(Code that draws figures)
[START]

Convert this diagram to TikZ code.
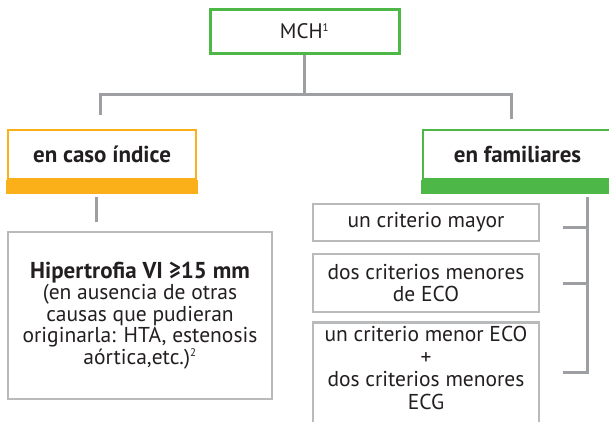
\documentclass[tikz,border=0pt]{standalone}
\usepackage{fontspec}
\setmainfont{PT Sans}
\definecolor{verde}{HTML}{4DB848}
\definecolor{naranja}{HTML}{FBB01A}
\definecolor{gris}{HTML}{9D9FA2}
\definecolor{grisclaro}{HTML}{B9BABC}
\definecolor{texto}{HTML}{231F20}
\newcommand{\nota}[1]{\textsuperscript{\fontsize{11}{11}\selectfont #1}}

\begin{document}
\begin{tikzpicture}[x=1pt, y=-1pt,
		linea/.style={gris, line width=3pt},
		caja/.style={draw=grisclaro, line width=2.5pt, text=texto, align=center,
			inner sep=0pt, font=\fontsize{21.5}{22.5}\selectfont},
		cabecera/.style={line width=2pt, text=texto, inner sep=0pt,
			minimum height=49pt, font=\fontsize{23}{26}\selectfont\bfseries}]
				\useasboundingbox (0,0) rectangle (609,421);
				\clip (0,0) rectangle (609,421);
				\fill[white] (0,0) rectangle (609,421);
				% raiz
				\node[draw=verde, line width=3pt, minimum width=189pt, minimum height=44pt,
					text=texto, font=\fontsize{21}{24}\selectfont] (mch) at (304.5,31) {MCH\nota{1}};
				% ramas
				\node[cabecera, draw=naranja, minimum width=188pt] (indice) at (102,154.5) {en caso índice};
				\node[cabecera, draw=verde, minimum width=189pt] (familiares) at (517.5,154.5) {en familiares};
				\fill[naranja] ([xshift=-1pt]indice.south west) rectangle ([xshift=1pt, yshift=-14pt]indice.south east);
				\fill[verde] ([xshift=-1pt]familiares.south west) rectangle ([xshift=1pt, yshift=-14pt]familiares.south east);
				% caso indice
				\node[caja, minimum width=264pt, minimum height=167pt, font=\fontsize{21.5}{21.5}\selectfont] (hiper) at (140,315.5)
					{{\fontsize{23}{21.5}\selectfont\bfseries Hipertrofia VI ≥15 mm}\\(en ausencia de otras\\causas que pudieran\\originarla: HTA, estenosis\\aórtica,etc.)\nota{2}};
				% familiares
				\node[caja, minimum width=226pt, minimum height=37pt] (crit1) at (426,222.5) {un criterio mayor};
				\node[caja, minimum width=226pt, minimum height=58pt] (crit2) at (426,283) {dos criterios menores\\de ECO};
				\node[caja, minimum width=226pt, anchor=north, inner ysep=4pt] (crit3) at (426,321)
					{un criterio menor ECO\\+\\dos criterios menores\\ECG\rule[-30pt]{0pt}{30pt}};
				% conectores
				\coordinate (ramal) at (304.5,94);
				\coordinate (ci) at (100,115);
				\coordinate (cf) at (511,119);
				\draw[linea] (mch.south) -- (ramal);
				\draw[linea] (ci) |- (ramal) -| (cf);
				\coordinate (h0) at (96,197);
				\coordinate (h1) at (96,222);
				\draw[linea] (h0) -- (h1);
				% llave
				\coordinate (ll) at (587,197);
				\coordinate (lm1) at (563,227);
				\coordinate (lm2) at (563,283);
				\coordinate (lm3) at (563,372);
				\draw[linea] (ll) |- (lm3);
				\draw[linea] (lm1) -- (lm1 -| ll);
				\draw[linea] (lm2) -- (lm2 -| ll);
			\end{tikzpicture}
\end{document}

[END]
[START]

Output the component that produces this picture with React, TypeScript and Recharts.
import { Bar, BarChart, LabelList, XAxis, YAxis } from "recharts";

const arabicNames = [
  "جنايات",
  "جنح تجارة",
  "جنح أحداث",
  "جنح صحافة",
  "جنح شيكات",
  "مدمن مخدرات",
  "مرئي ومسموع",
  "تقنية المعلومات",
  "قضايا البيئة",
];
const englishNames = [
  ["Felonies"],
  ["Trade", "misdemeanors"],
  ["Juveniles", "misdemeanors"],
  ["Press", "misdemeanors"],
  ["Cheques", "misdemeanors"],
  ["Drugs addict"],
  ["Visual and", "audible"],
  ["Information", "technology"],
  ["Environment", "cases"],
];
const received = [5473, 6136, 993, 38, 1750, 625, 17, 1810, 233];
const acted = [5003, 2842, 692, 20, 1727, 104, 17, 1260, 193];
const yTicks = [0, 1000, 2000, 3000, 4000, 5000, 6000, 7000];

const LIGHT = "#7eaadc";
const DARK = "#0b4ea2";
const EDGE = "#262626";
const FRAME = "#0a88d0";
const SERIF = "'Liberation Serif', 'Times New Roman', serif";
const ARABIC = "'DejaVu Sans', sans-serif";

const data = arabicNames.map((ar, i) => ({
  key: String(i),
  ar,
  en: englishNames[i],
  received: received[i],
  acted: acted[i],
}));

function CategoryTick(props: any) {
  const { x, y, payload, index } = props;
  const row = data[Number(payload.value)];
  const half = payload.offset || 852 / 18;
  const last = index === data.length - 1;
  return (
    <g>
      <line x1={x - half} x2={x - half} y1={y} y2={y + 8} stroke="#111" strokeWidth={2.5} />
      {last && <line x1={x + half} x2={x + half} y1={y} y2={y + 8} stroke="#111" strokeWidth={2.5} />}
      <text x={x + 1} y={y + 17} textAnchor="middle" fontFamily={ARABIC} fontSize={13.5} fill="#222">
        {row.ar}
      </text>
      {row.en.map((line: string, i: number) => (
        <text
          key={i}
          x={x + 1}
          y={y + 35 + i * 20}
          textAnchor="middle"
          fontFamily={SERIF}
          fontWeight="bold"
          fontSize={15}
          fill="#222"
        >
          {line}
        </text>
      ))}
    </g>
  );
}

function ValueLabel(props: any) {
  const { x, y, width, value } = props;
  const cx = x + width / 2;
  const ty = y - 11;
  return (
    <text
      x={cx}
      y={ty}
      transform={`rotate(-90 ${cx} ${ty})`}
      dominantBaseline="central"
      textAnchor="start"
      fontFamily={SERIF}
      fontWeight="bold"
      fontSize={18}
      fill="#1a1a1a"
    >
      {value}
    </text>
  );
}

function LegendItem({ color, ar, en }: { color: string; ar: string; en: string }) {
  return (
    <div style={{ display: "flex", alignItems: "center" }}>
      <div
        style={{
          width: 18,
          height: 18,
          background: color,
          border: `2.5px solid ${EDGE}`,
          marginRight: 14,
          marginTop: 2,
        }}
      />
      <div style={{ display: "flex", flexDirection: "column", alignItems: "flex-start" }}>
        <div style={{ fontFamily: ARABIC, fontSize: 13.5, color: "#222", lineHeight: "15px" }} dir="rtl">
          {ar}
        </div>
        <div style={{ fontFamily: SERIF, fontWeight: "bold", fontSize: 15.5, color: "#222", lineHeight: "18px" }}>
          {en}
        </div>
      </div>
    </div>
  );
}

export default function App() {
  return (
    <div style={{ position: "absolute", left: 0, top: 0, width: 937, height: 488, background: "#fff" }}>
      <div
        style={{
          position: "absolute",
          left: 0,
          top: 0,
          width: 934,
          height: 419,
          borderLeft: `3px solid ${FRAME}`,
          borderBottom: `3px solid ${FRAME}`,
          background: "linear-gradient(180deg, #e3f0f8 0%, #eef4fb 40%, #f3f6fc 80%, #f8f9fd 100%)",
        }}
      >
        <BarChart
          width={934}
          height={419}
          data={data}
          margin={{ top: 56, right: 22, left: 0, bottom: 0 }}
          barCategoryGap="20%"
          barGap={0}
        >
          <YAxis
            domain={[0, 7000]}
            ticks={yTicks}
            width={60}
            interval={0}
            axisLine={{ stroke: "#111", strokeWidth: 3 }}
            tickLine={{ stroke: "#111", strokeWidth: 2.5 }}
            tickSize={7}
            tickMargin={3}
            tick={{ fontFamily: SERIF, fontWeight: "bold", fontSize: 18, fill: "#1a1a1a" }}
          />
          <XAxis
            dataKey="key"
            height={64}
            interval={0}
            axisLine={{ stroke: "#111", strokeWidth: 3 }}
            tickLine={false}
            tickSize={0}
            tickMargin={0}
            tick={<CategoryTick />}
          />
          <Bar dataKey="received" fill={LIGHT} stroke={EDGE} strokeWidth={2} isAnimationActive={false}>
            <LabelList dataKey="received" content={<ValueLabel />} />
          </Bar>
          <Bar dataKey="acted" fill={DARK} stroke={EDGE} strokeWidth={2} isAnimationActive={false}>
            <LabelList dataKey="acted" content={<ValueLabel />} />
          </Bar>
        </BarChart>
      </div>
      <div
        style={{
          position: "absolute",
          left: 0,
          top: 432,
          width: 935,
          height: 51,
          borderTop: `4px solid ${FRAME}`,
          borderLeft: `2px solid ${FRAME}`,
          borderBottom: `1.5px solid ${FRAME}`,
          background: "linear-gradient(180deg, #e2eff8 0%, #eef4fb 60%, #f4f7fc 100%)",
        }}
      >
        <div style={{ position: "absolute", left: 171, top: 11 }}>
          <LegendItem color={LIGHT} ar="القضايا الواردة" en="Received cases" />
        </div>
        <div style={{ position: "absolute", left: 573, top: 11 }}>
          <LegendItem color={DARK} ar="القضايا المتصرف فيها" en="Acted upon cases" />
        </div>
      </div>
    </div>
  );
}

[END]

__Directive__: The answer should be a single number: the count of lines in the data that include the string "this".

__Exercise solution__: 2